The Privatisation Disaster of the German Bundesdruckerei

February 2, 2017 – In 1989, Germany was re-united, which meant a major increase in work for the German Federal Printing Office, or Bundesdruckerei. Besides its capacity to print banknotes, this high-security printing company, originally founded as the Imperial Printing Company in 1879, had at its disposal lucrative monopoly contracts with the German government in the areas of identity document printing, stamps, visa and passport printing. 

In order to compensate for the momentary increase of work due to reunification, the workforce was enlarged to 4,500 employees. After the initial workload of newly issued passports and identification documents declined, these overcapacities transformed into a heavy financial burden which the Kohl administration was keen to get rid of.

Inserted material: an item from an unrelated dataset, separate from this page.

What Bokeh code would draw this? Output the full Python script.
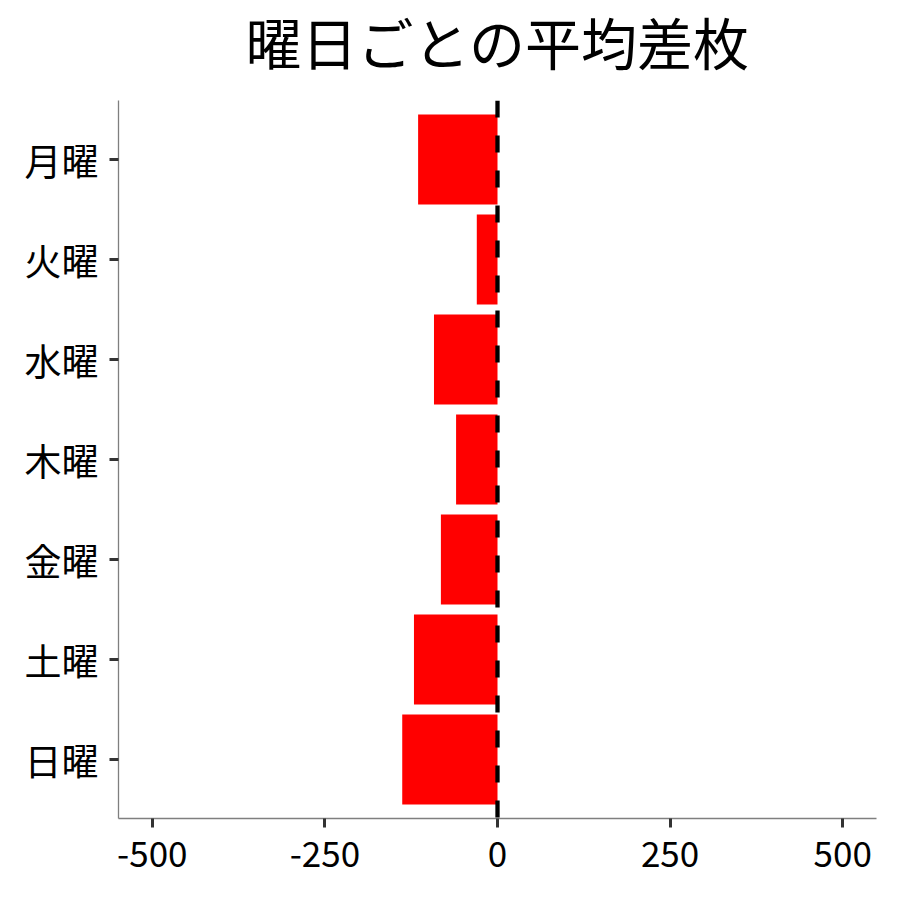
from bokeh.plotting import figure
from bokeh.layouts import column
from bokeh.models import Span, FixedTicker, Range1d, FactorRange, Label
from bokeh.embed import file_html
from bokeh.resources import INLINE

days = ["月曜", "火曜", "水曜", "木曜", "金曜", "土曜", "日曜"]
avg_diff = [-115, -30, -92, -60, -82, -121, -138]
x_ticks = [-500, -250, 0, 250, 500]
title_text = "曜日ごとの平均差枚"

FONT = "Noto Sans CJK JP"
TITLE_H = 90
LEFT = 118
RIGHT = 8
FRAME_W = 884 - LEFT - RIGHT

# title strip (frame aligned with the chart's frame by the column layout)
t = figure(width=884, height=TITLE_H, x_range=Range1d(0, 1), y_range=Range1d(0, 1),
           x_axis_location=None, y_axis_location=None,
           output_backend="svg", toolbar_location=None)
t.min_border = 0
t.min_border_left = LEFT
t.min_border_right = RIGHT
t.outline_line_color = None
t.xgrid.grid_line_color = None
t.ygrid.grid_line_color = None
t.border_fill_color = "white"
t.background_fill_color = "white"
t.add_layout(Label(x=FRAME_W / 2, y=TITLE_H - 40, x_units="screen", y_units="screen", text=title_text,
                   text_font=FONT, text_font_size="56px", text_color="black",
                   text_align="center", text_baseline="middle"))

p = figure(
    width=884, height=884 - TITLE_H,
    y_range=FactorRange(factors=list(reversed(days)), range_padding=0.09, range_padding_units="absolute"),
    x_range=Range1d(-549, 549),
    output_backend="svg", toolbar_location=None,
)
p.min_border_left = LEFT
p.min_border_right = RIGHT
p.min_border_top = 100 - TITLE_H
p.min_border_bottom = 66

p.hbar(y=days, right=avg_diff, left=0, height=0.9, color="#FF0000", line_color=None)

zero = Span(location=0, dimension="height", line_color="black", line_width=4.3, line_dash="17 18")
p.add_layout(zero)

p.xaxis.ticker = FixedTicker(ticks=x_ticks)
p.xaxis.major_label_overrides = {tk: str(tk) for tk in x_ticks}
for ax in (p.xaxis, p.yaxis):
    ax.axis_line_color = "#7f7f7f"
    ax.axis_line_width = 1.3
    ax.major_tick_line_color = "#333333"
    ax.major_tick_line_width = 3
    ax.major_tick_out = 9
    ax.major_tick_in = 0
    ax.minor_tick_line_color = None
    ax.major_label_text_font = FONT
    ax.major_label_text_color = "black"
p.xaxis.major_label_text_font_size = "35px"
p.yaxis.major_label_text_font_size = "37px"
p.xaxis.major_label_standoff = 13
p.yaxis.major_label_standoff = 11

p.xgrid.grid_line_color = None
p.ygrid.grid_line_color = None
p.outline_line_color = None
p.background_fill_color = "white"
p.border_fill_color = "white"

layout = column(t, p, spacing=0)
open("out.html", "w").write(file_html(layout, INLINE))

For this reason, the Federal Cabinet approved to transform the state-owned company into a Gesellschaft mit beschränkter Haftung (Private Limited Company) in 1994. For the modernisation of the company, 270 million euros of government money was invested. 

Central building of the German Federal Printing Office in Berlin 2005. Photo: Johann H. Addicks / GFDL 1.2

Central building of the German Federal Printing Office in Berlin 2005. Photo: Johann H. Addicks / GFDL 1.2

It was the major goal of Finance Minister Hans Eichel to operate in the black by 2004 at the latest – a ‘difficult aim’ to achieve in respect of all the liabilities caused by the reunification. One of the tools he used to accomplish this goal was the sale of the German Federal Printing Office in 2000 for 1 billion euros to the British private equity firm Apax. The firm only paid a quarter of the purchase amount out of its own pocket. Another quarter it still owed the Federal Ministry of Finance, and the remaining 500 million euros was loaned by the Hessische Landesbank, which is an institution of public law owned, among others, by the Federal State of Hesse, the Free State of Thuringia, and the Savings Banks and Giro Association Hesse-Thuringia. 

Apax’ goal was to restructure and redevelop the slightly dusty state-owned company and to float it as an efficient company on the market. The goal was a 30% profit margin per year. For this reason Apax transferred its shares and liabilities to an independent company: Authentos GmbH. To this company, the Federal Printing Office was supposed to pay between 50 and 75 million euros per year in order to satisfy interest rates and pay off debts. By doing so, the payment of any taxes was avoided, because due to this specification the Federal Printing Office was certainly not able to make any profit.

However, profits remained far behind Apax’ expectations. The exact point of Authentos’ insolvency can hardly be determined, because the Hessische Landesbank and the German Federal Ministry of Finance waived all interest and other loan payments in order to at least preserve assets. 

In 2002, a trust company bought Authentos for the symbolic purchase price of 1 euro. It was commissioned to find a buyer. However, due to 9/11, the security consciousness of the German government was heightened. It was decided that Authentos GmbH was not be sold to a foreign investor again – even though one is said to have outbid the 400 million euros offered by domestic bidder Giesecke & Devrient by more than double that amount.

Through an ultimatum, the trust company forced the government to make a final decision in 2008. The Federal Government decided to reassume possession of 100% of the Federal Printing Office. 

As to the real cost to the German taxpayers, strict silence was maintained. Government circles let it be known that there was no cost to the government, as it was possible to offset the price against the debts which Authentos GmbH owed to the state. 

This is surprising, because it can hardly be assumed that the Hessische Landesbank completely waived a reimbursement of its assets from the original purchase.